In this experimental study of six cats and six dogs, the contribution of subcutaneous tissues to first and second intention cutaneous wound healing was evaluated. Paired wounds on either side of the dorsal midline were created, and subcutaneous tissue was removed on one side. Wounds were either sutured and the breaking strength measured at seven days or the wounds were left open and monitored for 21 days for granulation tissue formation, wound contraction, epithelialization, and total healing. Perfusion imaging was used to assess skin vascularity.

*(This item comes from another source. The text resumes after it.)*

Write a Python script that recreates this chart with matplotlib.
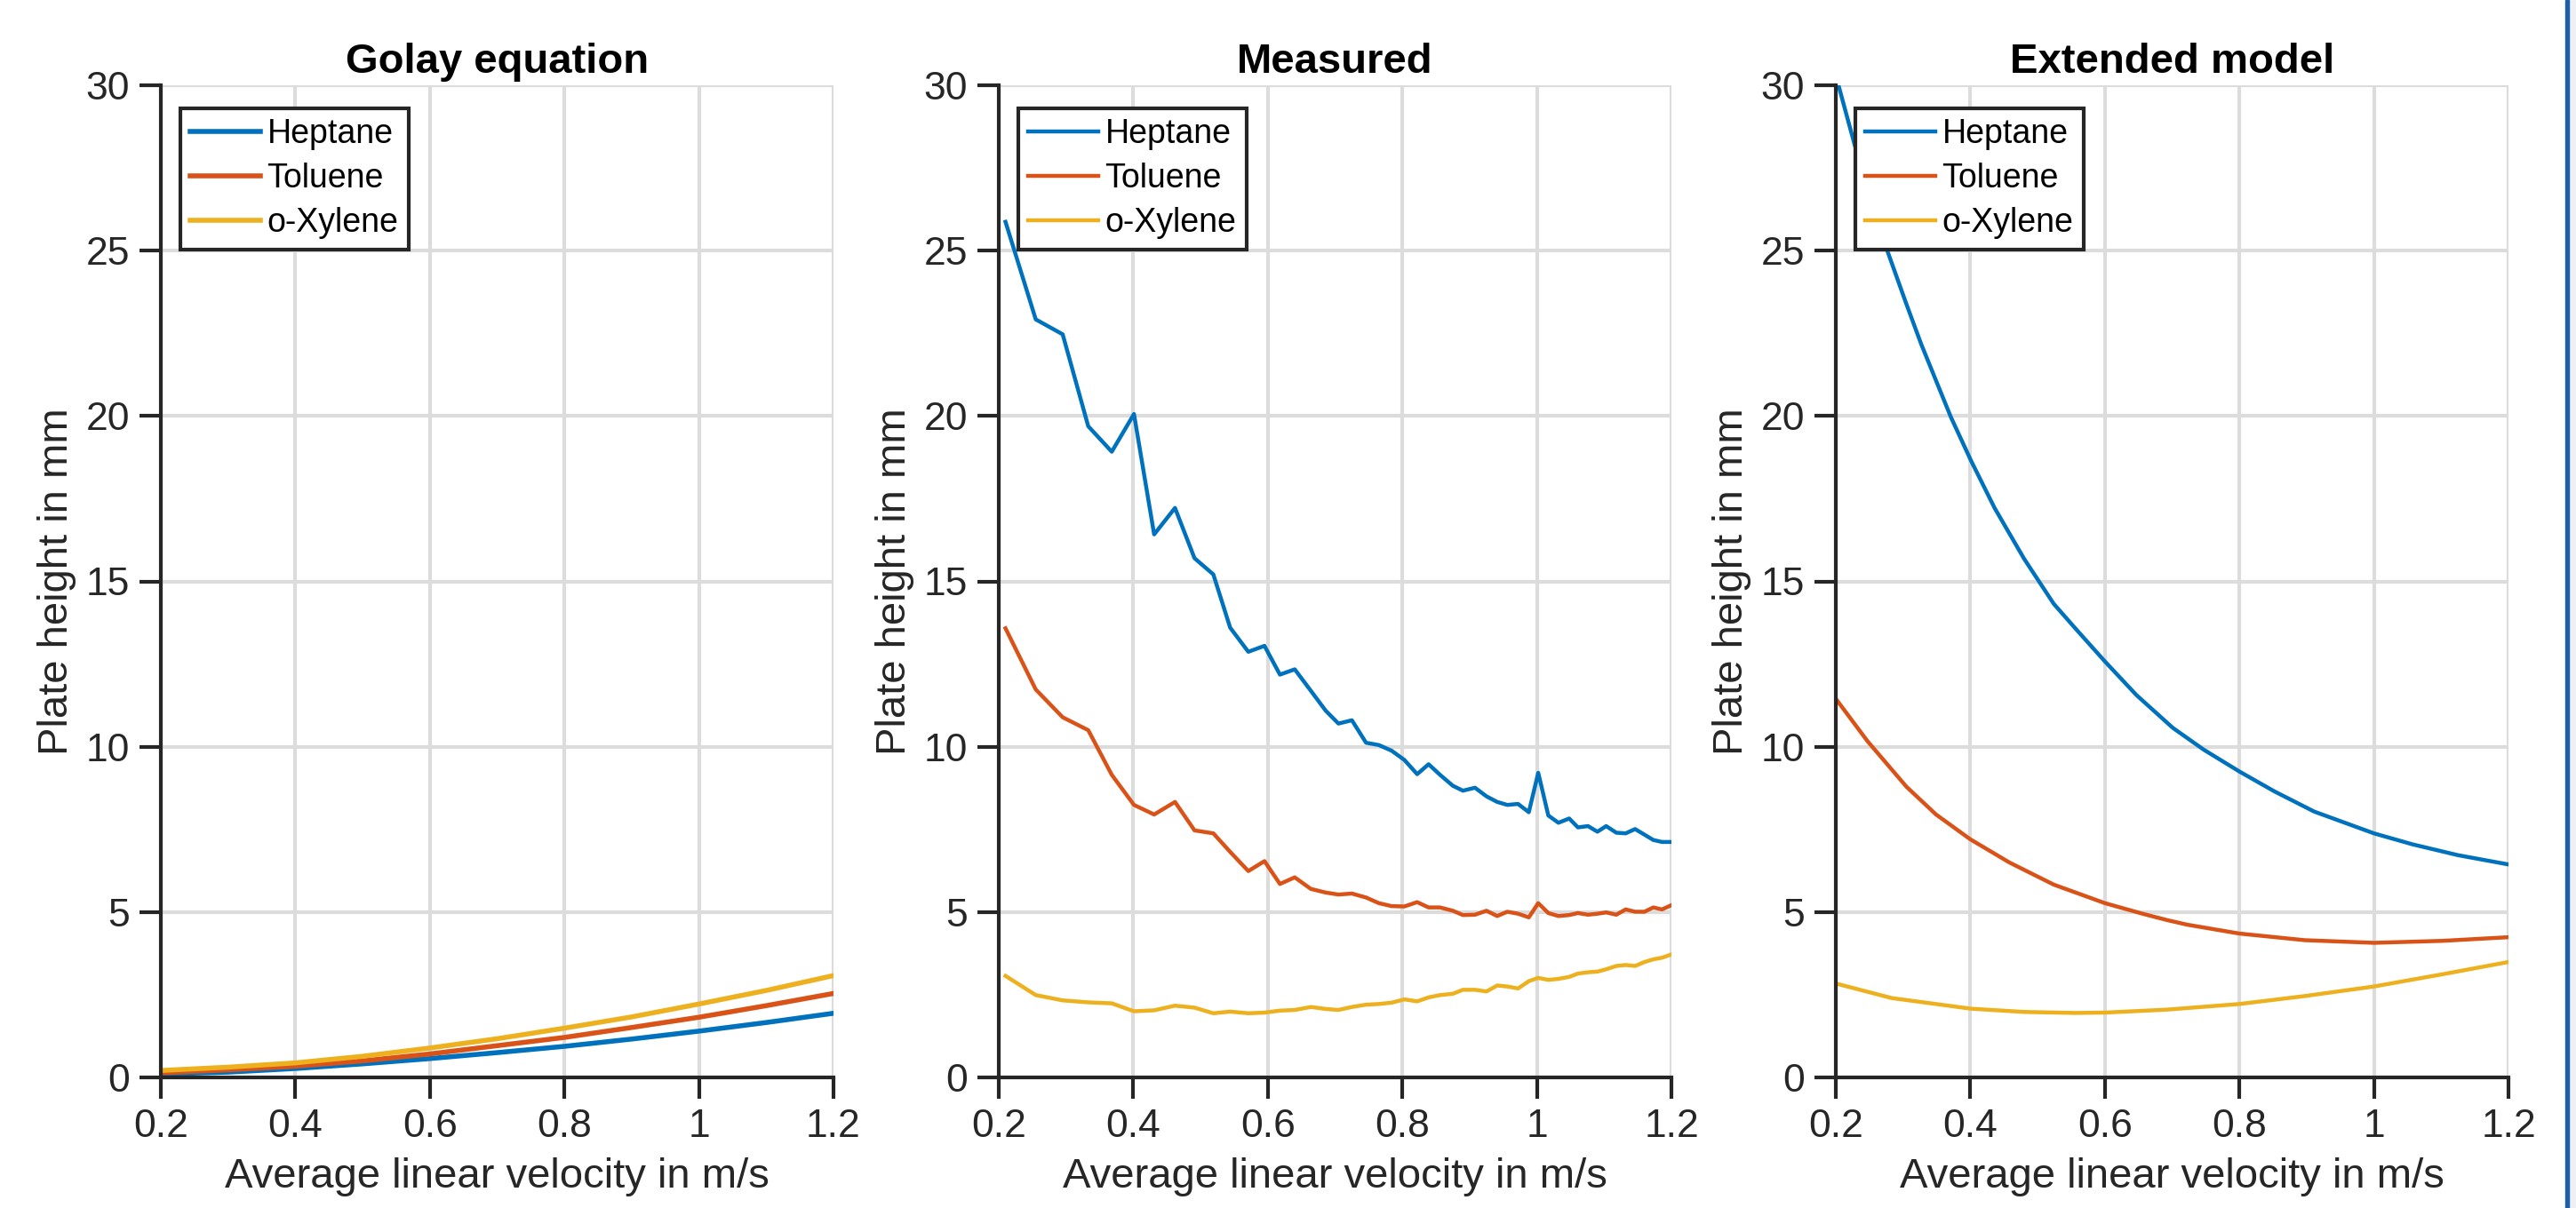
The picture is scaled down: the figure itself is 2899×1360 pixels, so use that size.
import numpy as np
import matplotlib
matplotlib.use("Agg")
import matplotlib.pyplot as plt
from matplotlib.ticker import FuncFormatter

plt.rcParams['font.family'] = ['Liberation Sans', 'DejaVu Sans']

labels = ["Heptane", "Toluene", "o-Xylene"]
colors = ["#0072BD", "#D95319", "#EDB120"]
titles = ["Golay equation", "Measured", "Extended model"]

# Golay equation
golay_u = [0.2, 0.3, 0.4, 0.5, 0.6, 0.7, 0.8, 0.9, 1.0, 1.1, 1.2]
golay_hep = [0.10, 0.16, 0.27, 0.41, 0.57, 0.75, 0.94, 1.16, 1.40, 1.66, 1.94]
golay_tol = [0.14, 0.23, 0.34, 0.50, 0.71, 0.96, 1.21, 1.51, 1.82, 2.17, 2.54]
golay_xyl = [0.21, 0.31, 0.44, 0.64, 0.89, 1.17, 1.49, 1.83, 2.22, 2.63, 3.08]

# gemessen
meas_u = [0.210, 0.255, 0.295, 0.333, 0.368, 0.401, 0.431, 0.462, 0.491, 0.519,
          0.544, 0.571, 0.595, 0.618, 0.640, 0.664, 0.686, 0.705, 0.725, 0.746,
          0.765, 0.784, 0.803, 0.822, 0.839, 0.856, 0.875, 0.890, 0.908, 0.925,
          0.941, 0.956, 0.972, 0.988, 1.002, 1.017, 1.032, 1.048, 1.061, 1.076,
          1.090, 1.103, 1.118, 1.132, 1.146, 1.160, 1.173, 1.186, 1.200]
meas_hep = [25.87, 22.92, 22.47, 19.69, 18.92, 20.06, 16.42, 17.22, 15.70, 15.21,
            13.60, 12.87, 13.05, 12.18, 12.34, 11.69, 11.09, 10.70, 10.80, 10.12,
            10.05, 9.88, 9.60, 9.17, 9.47, 9.15, 8.82, 8.67, 8.76, 8.50,
            8.33, 8.24, 8.27, 8.02, 9.21, 7.92, 7.70, 7.83, 7.56, 7.60,
            7.43, 7.60, 7.40, 7.38, 7.51, 7.34, 7.18, 7.12, 7.12]
meas_tol = [13.58, 11.73, 10.89, 10.50, 9.15, 8.24, 7.95, 8.33, 7.47, 7.38,
            6.82, 6.24, 6.54, 5.85, 6.05, 5.70, 5.59, 5.53, 5.56, 5.44,
            5.27, 5.18, 5.17, 5.30, 5.14, 5.14, 5.04, 4.91, 4.92, 5.04,
            4.88, 5.01, 4.95, 4.84, 5.27, 4.97, 4.88, 4.91, 4.97, 4.92,
            4.95, 4.99, 4.92, 5.08, 5.01, 5.01, 5.14, 5.08, 5.21]
meas_xyl = [3.07, 2.49, 2.33, 2.27, 2.24, 2.00, 2.03, 2.17, 2.11, 1.94,
            1.99, 1.94, 1.96, 2.02, 2.04, 2.13, 2.07, 2.04, 2.13, 2.20,
            2.22, 2.26, 2.36, 2.30, 2.42, 2.49, 2.53, 2.65, 2.65, 2.60,
            2.78, 2.75, 2.69, 2.91, 3.01, 2.95, 2.98, 3.04, 3.14, 3.18,
            3.20, 3.27, 3.37, 3.40, 3.37, 3.49, 3.57, 3.62, 3.72]

# erweitertes Modell
ext_hep_u = [0.200, 0.228, 0.276, 0.305, 0.327, 0.371, 0.401, 0.436, 0.458, 0.480,
             0.524, 0.556, 0.600, 0.647, 0.701, 0.747, 0.800, 0.852, 0.911,
             1.000, 1.057, 1.125, 1.200]
ext_hep = [30.30, 28.20, 25.03, 23.38, 22.17, 19.97, 18.65, 17.22, 16.45, 15.68,
           14.32, 13.58, 12.58, 11.56, 10.57, 9.91, 9.25, 8.65, 8.04,
           7.38, 7.05, 6.72, 6.44]
ext_tol_u = [0.200, 0.247, 0.305, 0.349, 0.400, 0.458, 0.524, 0.600, 0.656, 0.692,
             0.722, 0.800, 0.897, 1.000, 1.102, 1.200]
ext_tol = [11.45, 10.17, 8.79, 7.95, 7.20, 6.50, 5.83, 5.27, 4.95, 4.76,
           4.62, 4.35, 4.15, 4.07, 4.13, 4.24]
ext_xyl_u = [0.200, 0.283, 0.400, 0.480, 0.555, 0.600, 0.692, 0.800, 0.897, 1.000,
             1.102, 1.200]
ext_xyl = [2.84, 2.40, 2.08, 1.98, 1.95, 1.96, 2.05, 2.22, 2.46, 2.75,
           3.12, 3.49]

panels = [
    [(golay_u, golay_hep), (golay_u, golay_tol), (golay_u, golay_xyl)],
    [(meas_u, meas_hep), (meas_u, meas_tol), (meas_u, meas_xyl)],
    [(ext_hep_u, ext_hep), (ext_tol_u, ext_tol), (ext_xyl_u, ext_xyl)],
]
line_w = [4.0, 3.2, 3.2]

W, H = 2899, 1360
fig = plt.figure(figsize=(W / 100, H / 100), dpi=100)

ax_left = [181, 1124, 2066]
ax_w = 757
ax_top, ax_bot = 96, 1213
dark = "#262626"

for i, series in enumerate(panels):
    ax = fig.add_axes([ax_left[i] / W, 1 - ax_bot / H, ax_w / W, (ax_bot - ax_top) / H])
    for (u, h), lab, c in zip(series, labels, colors):
        ax.plot(u, h, color=c, lw=line_w[i], label=lab, solid_joinstyle='round')
    ax.set_xlim(0.2, 1.2)
    ax.set_ylim(0, 30)
    ax.set_xticks([0.2, 0.4, 0.6, 0.8, 1.0, 1.2])
    ax.set_yticks([0, 5, 10, 15, 20, 25, 30])
    ax.xaxis.set_major_formatter(FuncFormatter(lambda v, p: f"{v:g}"))
    ax.grid(True, color="#dcdcdc", lw=3)
    ax.set_axisbelow(True)
    for s in ["top", "right"]:
        ax.spines[s].set_visible(False)
    for s in ["left", "bottom"]:
        ax.spines[s].set_color(dark)
        ax.spines[s].set_linewidth(3)
    ax.tick_params(direction="out", length=17, width=3, color=dark,
                   labelsize=32, labelcolor=dark, pad=8)
    ax.set_xlabel("Average linear velocity in m/s", fontsize=34, color=dark, labelpad=10)
    ax.set_ylabel("Plate height in mm", fontsize=34, color=dark, labelpad=8)
    ax.set_title(titles[i], fontsize=34, fontweight="bold", pad=10)
    leg = ax.legend(loc="upper left", bbox_to_anchor=(0.029, 0.977), borderaxespad=0,
                    fontsize=27, handlelength=2.1, handletextpad=0.2, labelspacing=0.38,
                    borderpad=0.3, fancybox=False, framealpha=1, edgecolor=dark)
    leg.get_frame().set_linewidth(3)
    for t in leg.get_texts():
        t.set_color("black")

# Rand rechts (Fensterkante)
fig.patches.append(plt.Rectangle((2891 / W, 0), 8 / W, 1, transform=fig.transFigure,
                                 color="#eef0f5", zorder=0))
fig.patches.append(plt.Rectangle((2887 / W, 0), 4 / W, 1, transform=fig.transFigure,
                                 color="#1d5fa8", zorder=1))

fig.savefig("out.png", dpi=100)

Results from the study revealed that subcutaneous tissue removal had no effect on primary (sutured) wound healing in dogs or cats. With second intention wound healing, removal of the subcutaneous tissues reduced wound perfusion, granulation, contraction, epithelialization, and total healing. Furthermore, granulation tissue formation and wound contraction were more significantly delayed in cats than in dogs. Two dogs in the unsutured group had minor wound infections. The authors concluded that because of the reduction in tissue perfusion, extensive subcutaneous tissue débridement could delay wound healing and should be avoided, especially in cats.
Traumatic skin and adjacent soft tissue injury is common in cats and dogs. These experimental study results support a conservative approach to maintain the subcutis and subsequent tissue vascularity in open wounds, particularly in cats. The challenge for practitioners treating patients with variable degrees of wounding is to determine the amount of tissue viability and contamination before tissue removal. It would be interesting to evaluate whether these results are confirmed in clinical patients with skin wounds (e.g. burns, shearing injuries, lacerations).
Bohling MW, Henderson RA, Swaim SF, et al. Comparison of the role of the subcutaneous tissues in cutaneous wound healing in the dog and cat. Vet Surg 2006;35:3-14.